Most Important QA Trait

I stepped into my first QA role in 2005 or 2006 while at Warner Bros. Prior to that, I worked as a web developer. Since then I have stayed the path and remained in QA, getting more experience from various positions at Yahoo!, Universal Music Group, eHarmony and Toll Free Forwarding. Over time I’ve been given a variety of challenges, from setting up basic web automation, to automating phone call quality. Beyond the tasks given me by my superiors, I’ve also carved out niches in Cybersecurity, to continue with my work and effort in the domain of something more challenging and interesting.

Overtime I have also trained and mentored QA people. Some people take to Quality Assurance and some just drop out. Having worked with so many people in different companies I’ve looked back and asked myself what I thought was their best traits.

Eye for Detail Isn’t It

I suppose the answer depends on the company. But in general an eye for detailed analysis is key. Someone who can spot an anomaly (especially subtle variations) in a product, is very valuable. That, however, isn’t what I’d consider the most important QA trait. In my opinion, it’s a runner up trait. It’s important, but it can be automated. Using visual automation (OpenCV) can spot visual anomalies and passing textual QA through AI systems can spot detailed divergences from what is expected.

The days of a detailed manual tester are going fast. Quickly being replaced by either automation or AI.

Creativity

The most important trait, in my view, is creativity. Quality Assurance isn’t thought of as creative. Often it’s thought of like bean counters. We’re like the auditors of development teams. Someone writes code and we come along to rain pain all over them. How many times do we find development teams that absolutely detest QA? It must be nerve wracking to have someone go through your code, find issues that need resolving and repeat the cycle over and over again… meanwhile the developer’s manager is giving them the stink eye each time their code is returned, potentially putting a launch date at risk. You know what’s more stressful than finding a bug in a requirement? Finding a bug that’s off script. Imagine telling the developer, “the requirements check out, but I can do a DOS if I pass in a %5C in the url parameter.”

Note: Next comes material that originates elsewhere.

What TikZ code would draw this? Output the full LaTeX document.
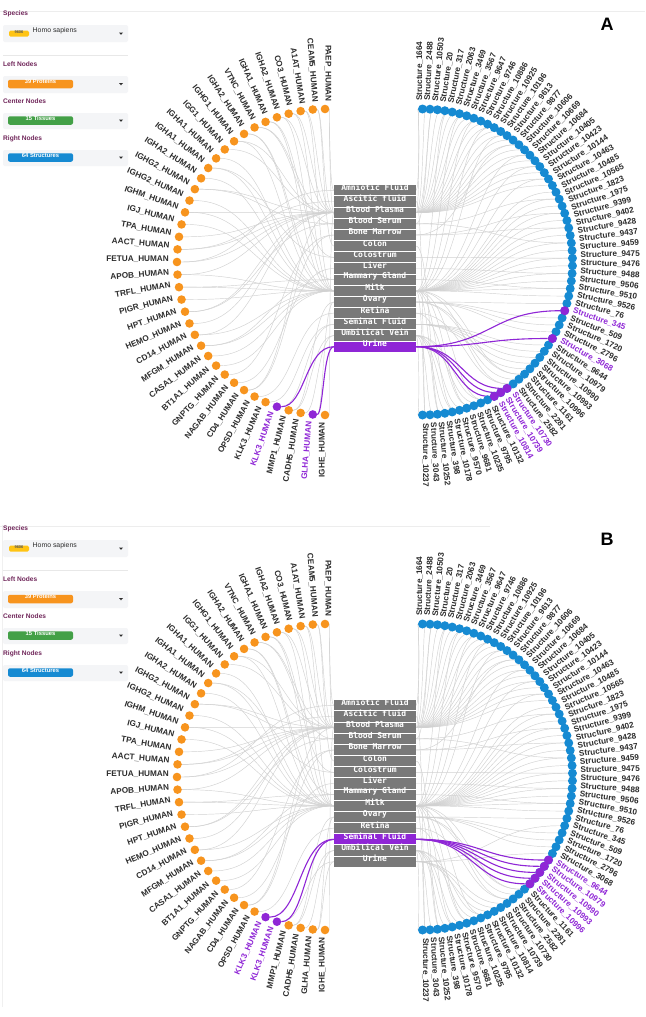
\documentclass[tikz,border=0pt]{standalone}
\usepackage{fontspec}
\setmainfont{Liberation Sans}
\newfontfamily\tissuefont{DejaVu Sans Mono}
\usetikzlibrary{calc}
\definecolor{nodeorange}{RGB}{247,148,30}
\definecolor{nodeblue}{RGB}{22,138,210}
\definecolor{hot}{RGB}{143,38,214}
\definecolor{boxgray}{RGB}{121,121,121}
\definecolor{ink}{RGB}{45,45,45}
\definecolor{hdr}{RGB}{112,38,90}
\definecolor{pillgreen}{RGB}{67,160,71}
\definecolor{badge}{RGB}{255,196,20}
\definecolor{panelbg}{RGB}{244,245,247}
\pgfdeclarelayer{back}
\pgfdeclarelayer{edges}
\pgfsetlayers{back,edges,main}

\tikzset{
  pdot/.style={circle,inner sep=0pt,minimum size=8.6pt},
  sdot/.style={circle,inner sep=0pt,minimum size=9pt},
  plabel/.style={anchor=east,inner sep=0pt,font=\fontsize{8.2}{9}\selectfont\bfseries},
  slabel/.style={anchor=west,inner sep=0pt,font=\fontsize{8.2}{9}\selectfont\bfseries},
  tbox/.style={minimum width=82pt,minimum height=10.2pt,inner sep=0pt,text=white,
    font=\tissuefont\fontsize{8}{9}\selectfont\bfseries},
  grayline/.style={draw=black!18,line width=0.45pt},
  hotline/.style={draw=hot,line width=1.1pt},
  hlink/.style={to path={let \p1=(\tikztostart), \p2=(\tikztotarget) in
    .. controls ({(\x1+\x2)/2},\y1) and ({(\x1+\x2)/2},\y2) .. (\tikztotarget)}},
  sidehead/.style={anchor=west,inner sep=0pt,text=hdr,font=\fontsize{6.6}{7}\selectfont\bfseries},
  field/.style={fill=panelbg,rounded corners=2pt},
  pill/.style={rounded corners=2pt,text=white,inner sep=0pt,minimum width=65pt,
    minimum height=8.5pt,font=\fontsize{5.8}{6}\selectfont\bfseries},
  caret/.style={fill=ink}
}

% lists: name/highlight (1 = panel A, 2 = panel B, 3 = both)
\def\proteins{PAEP/0,CEAM5/0,A1AT/0,CO3/0,IGHA2/0,IGHA1/0,VTNC/0,IGHA2/0,IGHG1/0,IGG1/0,
  IGHA1/0,IGHA1/0,IGHA2/0,IGHG2/0,IGHG2/0,IGHM/0,IGJ/0,TPA/0,AACT/0,FETUA/0,APOB/0,TRFL/0,
  PIGR/0,HPT/0,HEMO/0,CD14/0,MFGM/0,CASA1/0,BT1A1/0,GNPTG/0,NAGAB/0,CD4/0,OPSD/0,KLK3/2,
  KLK3/3,MMP1/0,CADH5/0,GLHA/1,IGHE/0}
\def\tissues{Amniotic Fluid/0,Ascitic fluid/0,Blood Plasma/0,Blood Serum/0,Bone Marrow/0,
  Colon/0,Colostrum/0,Liver/0,Mammary Gland/0,Milk/0,Ovary/0,Retina/0,Seminal Fluid/2,
  Umbilical Vein/0,Urine/1}
\def\structs{1664/0,2488/0,10503/0,20/0,317/0,2063/0,3469/0,3567/0,9647/0,9746/0,10886/0,
  10925/0,10196/0,9613/0,9877/0,10606/0,10669/0,10684/0,10405/0,10423/0,10144/0,10463/0,
  10485/0,10565/0,1823/0,1975/0,9399/0,9402/0,9428/0,9437/0,9459/0,9475/0,9476/0,9488/0,
  9506/0,9510/0,9526/0,76/0,345/1,509/0,1720/0,2796/0,3068/1,9644/2,10979/2,10990/2,
  10993/2,10996/2,1161/0,2281/0,2582/0,10730/1,10739/1,10814/1,10132/0,9795/0,10235/0,
  9681/0,9570/0,10178/0,398/0,10252/0,3043/0,10237/0}
% links: protein/tissue and structure/tissue
\def\leftlinks{1/1,1/3,2/6,2/3,3/3,3/10,4/3,4/10,5/10,5/3,6/10,6/7,7/3,7/4,8/9,8/10,9/3,
  9/10,10/3,11/10,12/10,12/7,13/10,14/3,14/4,15/10,16/10,16/3,17/10,18/3,19/3,19/2,20/1,
  20/3,21/3,21/10,22/10,22/9,23/10,24/3,24/4,25/3,26/10,26/3,27/10,27/9,28/10,29/10,30/5,
  31/8,32/5,32/3,33/12,34/13,35/13,35/15,36/11,36/14,37/14,38/15,38/11,39/3}
\def\rightlinks{1/3,2/3,3/3,4/3,5/3,6/3,7/3,8/3,9/3,10/3,11/3,12/3,13/3,14/3,15/3,16/3,
  17/3,18/3,19/3,20/3,21/3,22/3,1/1,3/4,5/10,7/10,9/10,11/10,13/10,15/5,17/10,19/10,21/10,
  23/10,24/10,25/10,26/10,27/10,28/10,29/10,30/10,31/10,32/10,33/10,34/10,35/10,36/10,
  37/10,24/4,26/5,28/5,30/4,32/7,34/8,36/9,38/11,39/15,40/11,41/11,42/11,43/15,44/13,
  45/13,46/13,47/13,48/13,49/11,50/11,51/12,52/15,53/15,54/15,55/14,56/14,57/12,58/14,
  59/14,60/14,61/6,62/14,63/2,64/14,49/10,51/10,55/10,57/10,59/10,61/10,63/10}

\begin{document}
\begin{tikzpicture}[x=1pt,y=1pt]
  \begin{pgfonlayer}{back}
    \fill[white] (0,0) rectangle (645,-1017);
  \end{pgfonlayer}
  \useasboundingbox (0,0) rectangle (645,-1017);

  \foreach \pn/\dy/\k/\ht/\tw in {A/0/1/15/645,B/515/2/13/490}{
  \begin{scope}[yshift=-\dy pt]
    % side panel
    \draw[black!7,line width=0.6pt] (0,-11) -- (\tw,-11);
    \node[sidehead] (\pn hsp) at (3,-16) {Species};
    \fill[field] (3,-25) rectangle (128,-42);
    \node[fill=badge,rounded corners=1.5pt,minimum width=20pt,minimum height=6pt,inner sep=0pt,
      font=\fontsize{4}{4}\selectfont\bfseries,text=ink!80] (\pn tax) at (19,-33.5) {9606};
    \node[anchor=west,inner sep=0pt,text=ink,font=\fontsize{6.9}{8}\selectfont]
      (\pn org) at (32.5,-33.5) {Homo sapiens};
    \fill[caret] (119,-32.5) -- (123,-32.5) -- (121,-34.8) -- cycle;
    \draw[black!9] (3,-55) -- (128,-55);

    \node[sidehead] (\pn hl) at (3,-67) {Left Nodes};
    \fill[field] (3,-76) rectangle (128,-93);
    \node[pill,fill=nodeorange] (\pn pl) at (40.5,-84) {39 Proteins};
    \fill[caret] (119,-83) -- (123,-83) -- (121,-85.3) -- cycle;

    \node[sidehead] (\pn hc) at (3,-104) {Center Nodes};
    \fill[field] (3,-113) rectangle (128,-129);
    \node[pill,fill=pillgreen] (\pn pc) at (40.5,-120.5) {15 Tissues};
    \fill[caret] (119,-119.5) -- (123,-119.5) -- (121,-121.8) -- cycle;

    \node[sidehead] (\pn hr) at (3,-141) {Right Nodes};
    \fill[field] (3,-150) rectangle (128,-166);
    \node[pill,fill=nodeblue] (\pn pr) at (40.5,-157.5) {64 Structures};
    \fill[caret] (119,-156.5) -- (123,-156.5) -- (121,-158.8) -- cycle;

    \node[font=\fontsize{18}{20}\selectfont\bfseries] (\pn tag) at (607,-30) {\pn};

    % proteins
    \begin{scope}[shift={(325,-262)}]
      \foreach \n/\f [count=\i] in \proteins {
        \pgfmathsetmacro\a{90+(\i-1)*180/38}
        \pgfmathtruncatemacro\hl{(\f==\k)||(\f==3)}
        \ifnum\hl=1 \def\dc{hot}\def\lc{hot}\else\def\dc{nodeorange}\def\lc{ink}\fi
        \node[pdot,fill=\dc] (\pn l\i) at (\a:148 and 153) {};
        \node[plabel,text=\lc,rotate=\a-180] (\pn pn\i) at (\a:156 and 160) {\n\_HUMAN};
      }
    \end{scope}

    % tissues
    \foreach \n/\f [count=\i] in \tissues {
      \pgfmathtruncatemacro\hl{\f==\k}
      \ifnum\hl=1 \def\dc{hot}\else\def\dc{boxgray}\fi
      \node[tbox,fill=\dc] (\pn t\i) at (375,{-190.3-(\i-1)*11.17}) {\n};
    }

    % structures
    \begin{scope}[shift={(422.5,-262)}]
      \foreach \n/\f [count=\i] in \structs {
        \pgfmathsetmacro\a{90-(\i-1)*180/63}
        \pgfmathtruncatemacro\hl{\f==\k}
        \ifnum\hl=1 \def\lc{hot}\else\def\lc{ink}\fi
        \node[sdot,fill=nodeblue] (\pn r\i) at (\a:150 and 153) {};
        \node[slabel,text=\lc,rotate=\a] (\pn sn\i) at (\a:158 and 161) {Structure\_\n};
      }
      \foreach \n/\f [count=\i] in \structs {
        \pgfmathsetmacro\a{90-(\i-1)*180/63}
        \pgfmathtruncatemacro\hl{\f==\k}
        \ifnum\hl=1 \node[sdot,fill=hot] (\pn rh\i) at (\a:150 and 153) {};\fi
      }
    \end{scope}

    % links
    \begin{pgfonlayer}{edges}
      \foreach \s/\t in \leftlinks {
        \ifnum\t=\ht\relax\else \draw[grayline] (\pn l\s) to[hlink] (\pn t\t.west);\fi
      }
      \foreach \s/\t in \rightlinks {
        \ifnum\t=\ht\relax\else \draw[grayline] (\pn t\t.east) to[hlink] (\pn r\s);\fi
      }
      \foreach \s/\t in \leftlinks {
        \ifnum\t=\ht \draw[hotline] (\pn l\s) to[hlink] (\pn t\t.west);\fi
      }
      \foreach \s/\t in \rightlinks {
        \ifnum\t=\ht \draw[hotline] (\pn t\t.east) to[hlink] (\pn r\s);\fi
      }
    \end{pgfonlayer}
  \end{scope}
  }
  \draw[black!6] (2,-525) -- (2,-1007);
\end{tikzpicture}
\end{document}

That stress I just described is how I remember the process at past companies. I’m thankful that today I work with people who respect the QA & DEV process. However, companies that have fast moving sprints (1 or 2 week turn arounds) tend to have stress put on teams to deliver and managers are always looking to replace poor performers – which adds to the whole stress and enmity between QA and development.

Creative without Requirements

While it is important for QA to analyze requirements and compare what is delivered to said requirements, what if the requirements are not delivered? What if development was by word of mouth? What if the requirements changed verbally and were not updated? What if the requirements couldn’t be implemented due to technical constraints? If one is too analytical then like a robot, they stop and throw a red flag on the field of play. A creative QA person will roll with it. They’ll check with the appropriate people and make sure what was delivered is good to go.

Creativity Beyond Requirements

Requirements may be delivered, but the creative QA may dig between the lines and find faults outside the initial scope. Example: A developer has the requirement to implement a file upload from customers. Customers can upload JPG, PNG and PDF files. An analytical QA person will go over the upload process, validating that no other file formats are possible, and insure that the requirements are met to a tee. But a creative QA person will try something out of the box, like: adding a trojan backdoor to a PDF and see if it uploads without being compromised by server-side antivirus. That wasn’t even in scope. It’s a creative work.

Being creative is future proofing.

Analytical QA is replaceable by automation. Ultimately the analytical manual QA tester’s role is turned over to a machine. No matter how technical, if the role is a step by step process, well it can be coded and automated away. Today, there’s still a role for the Software Developer in Test – or Automation QA. That person can keep writing scripts and test harnesses to validate quality control. Yet it’s the creative QA member that I believe will be better future proofed.

Maybe at some point creativity will be inspired by AI testing scripts, but right now it’s something very human. The “what happens if I do…” question is very valuable, but almost never probed in an interview. Interview questions are typically mind-busting code questions, complex automation questions, questions pertaining to the SDLC or some archaic Waterfall Test Plan document. When’s the last time someone asked an open-ended, “here’s a set of requirements to test a file upload, what do you think you should test,” and is looking for something more than the basic use-cases or edge cases?

Many years ago I had a job to automate something complex. The QA team had a Java developer in test. She was good. Very good. But because this new automation goal was outside her wheelhouse it stumped her. The solution turned out to be creative and not analytical – she said, “it can’t be done.” But we did it. It just took a bit of “out-of-the-box thinking.”

QA evolved from manual testers, to Jr. Developers writing test scripts, to Sr. Developers writing automation frameworks or even reviewing code… but now I think we need more creatives. People who think like penetration testers, but have a scope in software quality. Where the mindset is back to the green fields of “what if,” and less about “this is what.”